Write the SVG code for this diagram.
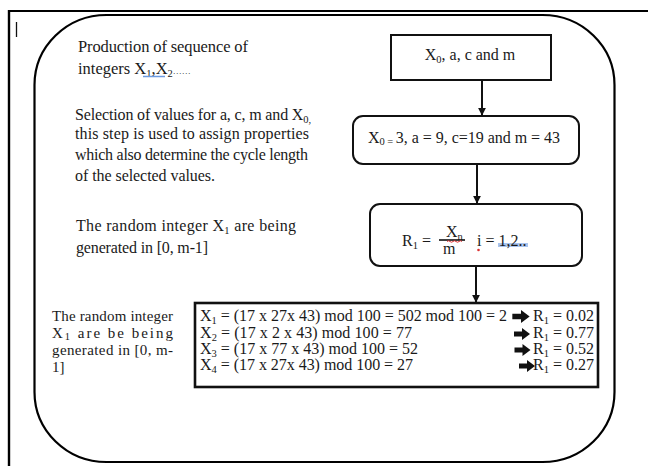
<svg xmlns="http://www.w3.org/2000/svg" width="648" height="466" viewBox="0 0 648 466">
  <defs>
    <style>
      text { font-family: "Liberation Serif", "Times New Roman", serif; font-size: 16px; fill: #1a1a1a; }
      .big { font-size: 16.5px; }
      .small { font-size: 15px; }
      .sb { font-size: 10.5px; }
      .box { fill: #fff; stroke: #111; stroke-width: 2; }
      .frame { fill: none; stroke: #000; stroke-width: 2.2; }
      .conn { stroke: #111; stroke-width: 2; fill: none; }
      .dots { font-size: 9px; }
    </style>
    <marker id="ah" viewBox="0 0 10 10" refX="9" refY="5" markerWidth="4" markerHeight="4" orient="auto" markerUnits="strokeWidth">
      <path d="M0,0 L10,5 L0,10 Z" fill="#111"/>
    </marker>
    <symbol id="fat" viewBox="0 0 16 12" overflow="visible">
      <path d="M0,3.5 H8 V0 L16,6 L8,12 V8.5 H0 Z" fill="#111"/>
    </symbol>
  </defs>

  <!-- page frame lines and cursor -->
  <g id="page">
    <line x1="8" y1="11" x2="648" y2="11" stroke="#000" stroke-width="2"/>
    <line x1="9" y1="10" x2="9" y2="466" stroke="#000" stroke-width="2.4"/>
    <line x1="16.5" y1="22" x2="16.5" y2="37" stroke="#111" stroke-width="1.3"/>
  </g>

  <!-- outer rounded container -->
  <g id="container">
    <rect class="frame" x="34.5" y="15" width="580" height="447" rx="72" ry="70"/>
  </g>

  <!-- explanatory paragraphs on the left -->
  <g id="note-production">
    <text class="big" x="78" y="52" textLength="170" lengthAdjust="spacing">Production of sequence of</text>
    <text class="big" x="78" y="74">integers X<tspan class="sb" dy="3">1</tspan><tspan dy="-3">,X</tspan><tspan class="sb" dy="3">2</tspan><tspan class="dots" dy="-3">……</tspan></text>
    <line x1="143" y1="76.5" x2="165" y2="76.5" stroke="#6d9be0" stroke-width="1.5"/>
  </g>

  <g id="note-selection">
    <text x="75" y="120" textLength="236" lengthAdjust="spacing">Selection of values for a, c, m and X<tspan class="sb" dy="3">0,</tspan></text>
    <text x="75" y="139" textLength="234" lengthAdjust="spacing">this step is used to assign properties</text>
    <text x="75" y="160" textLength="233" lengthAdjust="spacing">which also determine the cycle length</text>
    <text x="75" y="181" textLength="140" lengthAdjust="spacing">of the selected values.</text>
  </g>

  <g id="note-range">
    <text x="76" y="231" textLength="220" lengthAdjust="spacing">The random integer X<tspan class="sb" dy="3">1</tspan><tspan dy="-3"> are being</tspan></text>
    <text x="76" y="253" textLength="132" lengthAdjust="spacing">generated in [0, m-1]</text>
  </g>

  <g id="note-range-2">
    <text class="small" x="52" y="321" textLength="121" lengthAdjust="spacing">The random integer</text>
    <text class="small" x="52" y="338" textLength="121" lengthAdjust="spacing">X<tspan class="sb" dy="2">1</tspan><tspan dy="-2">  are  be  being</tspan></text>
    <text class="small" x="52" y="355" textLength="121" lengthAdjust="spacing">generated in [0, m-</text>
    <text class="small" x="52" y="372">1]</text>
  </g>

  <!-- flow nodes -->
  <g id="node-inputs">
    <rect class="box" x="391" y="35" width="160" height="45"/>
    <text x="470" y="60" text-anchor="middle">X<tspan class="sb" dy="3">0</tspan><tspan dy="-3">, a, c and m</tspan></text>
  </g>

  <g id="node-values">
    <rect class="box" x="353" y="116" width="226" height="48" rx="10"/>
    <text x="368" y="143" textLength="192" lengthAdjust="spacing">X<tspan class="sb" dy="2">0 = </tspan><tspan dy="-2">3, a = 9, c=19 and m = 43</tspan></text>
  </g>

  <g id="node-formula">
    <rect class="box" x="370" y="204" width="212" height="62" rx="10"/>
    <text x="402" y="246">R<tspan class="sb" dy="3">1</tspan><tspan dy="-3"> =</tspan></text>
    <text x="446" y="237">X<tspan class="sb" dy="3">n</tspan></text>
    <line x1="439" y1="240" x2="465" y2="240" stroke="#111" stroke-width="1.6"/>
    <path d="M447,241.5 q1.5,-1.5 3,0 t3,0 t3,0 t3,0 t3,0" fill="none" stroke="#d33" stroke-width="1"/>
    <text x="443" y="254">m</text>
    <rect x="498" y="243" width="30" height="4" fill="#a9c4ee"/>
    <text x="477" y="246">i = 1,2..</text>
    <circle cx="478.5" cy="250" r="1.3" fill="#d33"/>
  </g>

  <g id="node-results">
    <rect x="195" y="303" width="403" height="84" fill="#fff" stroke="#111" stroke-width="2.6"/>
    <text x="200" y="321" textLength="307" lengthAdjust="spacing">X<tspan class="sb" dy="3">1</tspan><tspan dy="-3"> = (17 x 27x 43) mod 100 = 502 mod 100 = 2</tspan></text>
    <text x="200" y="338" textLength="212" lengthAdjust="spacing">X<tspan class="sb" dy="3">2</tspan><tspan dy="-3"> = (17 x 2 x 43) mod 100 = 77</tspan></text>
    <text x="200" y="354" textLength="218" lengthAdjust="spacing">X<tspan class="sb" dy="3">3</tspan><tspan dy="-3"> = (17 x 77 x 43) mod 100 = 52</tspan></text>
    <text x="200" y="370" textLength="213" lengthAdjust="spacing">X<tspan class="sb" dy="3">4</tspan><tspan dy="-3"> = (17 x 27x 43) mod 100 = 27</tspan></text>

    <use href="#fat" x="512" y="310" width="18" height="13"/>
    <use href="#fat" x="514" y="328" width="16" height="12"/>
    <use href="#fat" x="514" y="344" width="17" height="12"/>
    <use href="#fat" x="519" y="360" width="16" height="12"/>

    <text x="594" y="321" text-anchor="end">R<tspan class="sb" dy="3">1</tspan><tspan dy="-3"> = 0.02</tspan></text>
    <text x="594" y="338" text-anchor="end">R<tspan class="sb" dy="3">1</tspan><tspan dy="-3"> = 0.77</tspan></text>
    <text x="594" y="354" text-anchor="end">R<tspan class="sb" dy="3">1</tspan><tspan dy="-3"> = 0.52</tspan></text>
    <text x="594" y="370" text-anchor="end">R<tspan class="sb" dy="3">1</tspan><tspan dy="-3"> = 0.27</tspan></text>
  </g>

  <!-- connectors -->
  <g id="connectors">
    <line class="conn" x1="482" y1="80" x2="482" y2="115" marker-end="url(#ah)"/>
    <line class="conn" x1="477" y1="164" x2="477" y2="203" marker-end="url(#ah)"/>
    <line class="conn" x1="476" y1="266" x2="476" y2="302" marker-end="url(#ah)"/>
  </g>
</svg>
========================================================================
**Task goal**
Every line is to be duplicated exactly, though pictures stay out.

**The response**
Write the SVG code for this diagram.
<svg xmlns="http://www.w3.org/2000/svg" width="648" height="466" viewBox="0 0 648 466">
  <defs>
    <style>
      text { font-family: "Liberation Serif", "Times New Roman", serif; font-size: 16px; fill: #1a1a1a; }
      .big { font-size: 16.5px; }
      .small { font-size: 15px; }
      .sb { font-size: 10.5px; }
      .box { fill: #fff; stroke: #111; stroke-width: 2; }
      .frame { fill: none; stroke: #000; stroke-width: 2.2; }
      .conn { stroke: #111; stroke-width: 2; fill: none; }
      .dots { font-size: 9px; }
    </style>
    <marker id="ah" viewBox="0 0 10 10" refX="9" refY="5" markerWidth="4" markerHeight="4" orient="auto" markerUnits="strokeWidth">
      <path d="M0,0 L10,5 L0,10 Z" fill="#111"/>
    </marker>
    <symbol id="fat" viewBox="0 0 16 12" overflow="visible">
      <path d="M0,3.5 H8 V0 L16,6 L8,12 V8.5 H0 Z" fill="#111"/>
    </symbol>
  </defs>

  <!-- page frame lines and cursor -->
  <g id="page">
    <line x1="8" y1="11" x2="648" y2="11" stroke="#000" stroke-width="2"/>
    <line x1="9" y1="10" x2="9" y2="466" stroke="#000" stroke-width="2.4"/>
    <line x1="16.5" y1="22" x2="16.5" y2="37" stroke="#111" stroke-width="1.3"/>
  </g>

  <!-- outer rounded container -->
  <g id="container">
    <rect class="frame" x="34.5" y="15" width="580" height="447" rx="72" ry="70"/>
  </g>

  <!-- explanatory paragraphs on the left -->
  <g id="note-production">
    <text class="big" x="78" y="52" textLength="170" lengthAdjust="spacing">Production of sequence of</text>
    <text class="big" x="78" y="74">integers X<tspan class="sb" dy="3">1</tspan><tspan dy="-3">,X</tspan><tspan class="sb" dy="3">2</tspan><tspan class="dots" dy="-3">……</tspan></text>
    <line x1="143" y1="76.5" x2="165" y2="76.5" stroke="#6d9be0" stroke-width="1.5"/>
  </g>

  <g id="note-selection">
    <text x="75" y="120" textLength="236" lengthAdjust="spacing">Selection of values for a, c, m and X<tspan class="sb" dy="3">0,</tspan></text>
    <text x="75" y="139" textLength="234" lengthAdjust="spacing">this step is used to assign properties</text>
    <text x="75" y="160" textLength="233" lengthAdjust="spacing">which also determine the cycle length</text>
    <text x="75" y="181" textLength="140" lengthAdjust="spacing">of the selected values.</text>
  </g>

  <g id="note-range">
    <text x="76" y="231" textLength="220" lengthAdjust="spacing">The random integer X<tspan class="sb" dy="3">1</tspan><tspan dy="-3"> are being</tspan></text>
    <text x="76" y="253" textLength="132" lengthAdjust="spacing">generated in [0, m-1]</text>
  </g>

  <g id="note-range-2">
    <text class="small" x="52" y="321" textLength="121" lengthAdjust="spacing">The random integer</text>
    <text class="small" x="52" y="338" textLength="121" lengthAdjust="spacing">X<tspan class="sb" dy="2">1</tspan><tspan dy="-2">  are  be  being</tspan></text>
    <text class="small" x="52" y="355" textLength="121" lengthAdjust="spacing">generated in [0, m-</text>
    <text class="small" x="52" y="372">1]</text>
  </g>

  <!-- flow nodes -->
  <g id="node-inputs">
    <rect class="box" x="391" y="35" width="160" height="45"/>
    <text x="470" y="60" text-anchor="middle">X<tspan class="sb" dy="3">0</tspan><tspan dy="-3">, a, c and m</tspan></text>
  </g>

  <g id="node-values">
    <rect class="box" x="353" y="116" width="226" height="48" rx="10"/>
    <text x="368" y="143" textLength="192" lengthAdjust="spacing">X<tspan class="sb" dy="2">0 = </tspan><tspan dy="-2">3, a = 9, c=19 and m = 43</tspan></text>
  </g>

  <g id="node-formula">
    <rect class="box" x="370" y="204" width="212" height="62" rx="10"/>
    <text x="402" y="246">R<tspan class="sb" dy="3">1</tspan><tspan dy="-3"> =</tspan></text>
    <text x="446" y="237">X<tspan class="sb" dy="3">n</tspan></text>
    <line x1="439" y1="240" x2="465" y2="240" stroke="#111" stroke-width="1.6"/>
    <path d="M447,241.5 q1.5,-1.5 3,0 t3,0 t3,0 t3,0 t3,0" fill="none" stroke="#d33" stroke-width="1"/>
    <text x="443" y="254">m</text>
    <rect x="498" y="243" width="30" height="4" fill="#a9c4ee"/>
    <text x="477" y="246">i = 1,2..</text>
    <circle cx="478.5" cy="250" r="1.3" fill="#d33"/>
  </g>

  <g id="node-results">
    <rect x="195" y="303" width="403" height="84" fill="#fff" stroke="#111" stroke-width="2.6"/>
    <text x="200" y="321" textLength="307" lengthAdjust="spacing">X<tspan class="sb" dy="3">1</tspan><tspan dy="-3"> = (17 x 27x 43) mod 100 = 502 mod 100 = 2</tspan></text>
    <text x="200" y="338" textLength="212" lengthAdjust="spacing">X<tspan class="sb" dy="3">2</tspan><tspan dy="-3"> = (17 x 2 x 43) mod 100 = 77</tspan></text>
    <text x="200" y="354" textLength="218" lengthAdjust="spacing">X<tspan class="sb" dy="3">3</tspan><tspan dy="-3"> = (17 x 77 x 43) mod 100 = 52</tspan></text>
    <text x="200" y="370" textLength="213" lengthAdjust="spacing">X<tspan class="sb" dy="3">4</tspan><tspan dy="-3"> = (17 x 27x 43) mod 100 = 27</tspan></text>

    <use href="#fat" x="512" y="310" width="18" height="13"/>
    <use href="#fat" x="514" y="328" width="16" height="12"/>
    <use href="#fat" x="514" y="344" width="17" height="12"/>
    <use href="#fat" x="519" y="360" width="16" height="12"/>

    <text x="594" y="321" text-anchor="end">R<tspan class="sb" dy="3">1</tspan><tspan dy="-3"> = 0.02</tspan></text>
    <text x="594" y="338" text-anchor="end">R<tspan class="sb" dy="3">1</tspan><tspan dy="-3"> = 0.77</tspan></text>
    <text x="594" y="354" text-anchor="end">R<tspan class="sb" dy="3">1</tspan><tspan dy="-3"> = 0.52</tspan></text>
    <text x="594" y="370" text-anchor="end">R<tspan class="sb" dy="3">1</tspan><tspan dy="-3"> = 0.27</tspan></text>
  </g>

  <!-- connectors -->
  <g id="connectors">
    <line class="conn" x1="482" y1="80" x2="482" y2="115" marker-end="url(#ah)"/>
    <line class="conn" x1="477" y1="164" x2="477" y2="203" marker-end="url(#ah)"/>
    <line class="conn" x1="476" y1="266" x2="476" y2="302" marker-end="url(#ah)"/>
  </g>
</svg>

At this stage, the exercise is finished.